Après ce jugement, la victime, elle, se dit soulagée. “Tout ce que j’ai enduré a été reconnu par la justice. Moi, à cause de cette personne, j'ai dû arrêter mes fonctions militaires. Son interdiction d’exercer est un juste retour des choses. Ça a été énormément de pression, heureusement que j’ai été bien entourée”, explique-t-elle.

Elle poursuit: “ces trois années m’ont fait grandir, m’ont permis de reprendre conscience que l’être humain n’est pas mauvais, j’avais perdu foi en tout ça à cause du monde militaire”.

"Au-delà du #metoodesarmees, cette décision apparait conforme au droit, a estimé Me Elodie Maumont l'avocate de Léa*. Sans servir d’exemple, je souhaite qu’elle permette de faire œuvre de pédagogie auprès de ceux qui ont vu, ont su et n’ont pas agi. D’ailleurs, le ministère et la hiérarchie seraient bien avisés de mener une vraie enquête de commandement".

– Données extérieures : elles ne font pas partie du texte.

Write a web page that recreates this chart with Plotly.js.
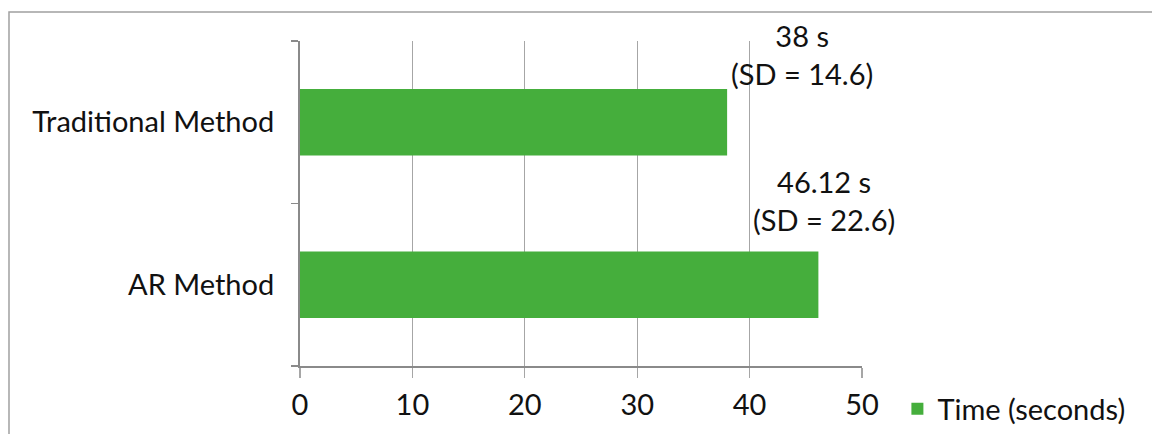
<!DOCTYPE html>
<html>
<head>
<meta charset="utf-8">
<script src="https://cdn.plot.ly/plotly-3.0.1.min.js"></script>
<style>html,body{margin:0;padding:0;background:#fff;}#chart{width:1152px;height:434px;}</style>
</head>
<body>
<div id="chart"></div>
<script>
// Data
const categories = ['AR Method', 'Traditional Method'];
const timeSeconds = [46.12, 38];
const sdSeconds = [22.6, 14.6];
const seriesName = 'Time (seconds)';
const xTicks = [0, 10, 20, 30, 40, 50];

const FONT = 'Lato, "Open Sans", sans-serif';
const FS = 29;
const green = '#45ae3c';

const labelPos = [ {x: 46.58, y: 0.51}, {x: 44.67, y: 0.96} ];

const annotations = categories.map((c, i) => ({
  xref: 'x', yref: 'paper',
  x: labelPos[i].x, y: labelPos[i].y,
  xanchor: 'center', yanchor: 'middle',
  showarrow: false,
  text: timeSeconds[i] + ' s<br>(SD = ' + sdSeconds[i] + ')',
  font: {family: FONT, size: FS, color: '#111'}
}));

const trace = {
  type: 'bar', orientation: 'h',
  y: categories, x: timeSeconds,
  name: seriesName,
  marker: {color: green},
  showlegend: true,
  hoverinfo: 'none'
};

const layout = {
  width: 1152, height: 434,
  margin: {l: 300, r: 290, t: 41, b: 68, autoexpand: false},
  paper_bgcolor: '#fff', plot_bgcolor: '#fff',
  font: {family: FONT, size: FS, color: '#111'},
  bargap: 0.59,
  xaxis: {
    range: [0, 50], tickvals: xTicks, ticktext: xTicks.map(String),
    showgrid: true, gridcolor: '#a6a6a6', gridwidth: 1.3,
    showline: true, linecolor: '#8a8a8a', linewidth: 1.5,
    ticks: 'outside', ticklen: 10, tickcolor: '#a6a6a6', tickwidth: 1.3,
    zeroline: false, fixedrange: true, automargin: false,
    ticklabelstandoff: 3,
    tickfont: {family: FONT, size: FS, color: '#111'}
  },
  yaxis: {
    type: 'category', categoryorder: 'array', categoryarray: categories,
    showline: true, linecolor: '#8a8a8a', linewidth: 2,
    ticks: 'outside', tickson: 'boundaries', ticklen: 7, tickcolor: '#8a8a8a', tickwidth: 1.5,
    showgrid: false, zeroline: false, fixedrange: true, automargin: false,
    ticklabelstandoff: 18,
    tickfont: {family: FONT, size: FS, color: '#111'}
  },
  showlegend: true,
  legend: {
    x: 1.063, xanchor: 'left', y: -0.132, yanchor: 'middle',
    orientation: 'h', bgcolor: 'rgba(0,0,0,0)',
    font: {family: FONT, size: FS, color: '#111'}
  },
  annotations: annotations,
  shapes: [{
    type: 'rect', xref: 'paper', yref: 'paper',
    x0: -0.5178, x1: 1.56, y0: -0.25, y1: 1.0892,
    line: {color: '#a0a0a0', width: 1.5}, fillcolor: 'rgba(0,0,0,0)', layer: 'below'
  }]
};

Plotly.newPlot('chart', [trace], layout, {staticPlot: true, displayModeBar: false});
</script>
</body>
</html>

"Il faut nous prendre au sérieux, ça laisse des séquelles”

Léa veut dire aux autres femmes qui subissent du harcèlement sexuel et sexiste dans les armées qu’il y a “toujours une issue, la carrière est fébrile après mais il ne faut pas se laisser faire même si sur le coup, on ne dit rien, rendre compte à sa hiérarchie, c'est déjà se défendre”.

Aux chefs des armées, Lea* “leur demande d’être très attentifs, ils sont responsables, on a peur de rendre compte d’être décrédibilisées à cause de leur réaction. Ça pourrait arriver à leurs filles. Il faut nous prendre au sérieux, ça laisse des séquelles”.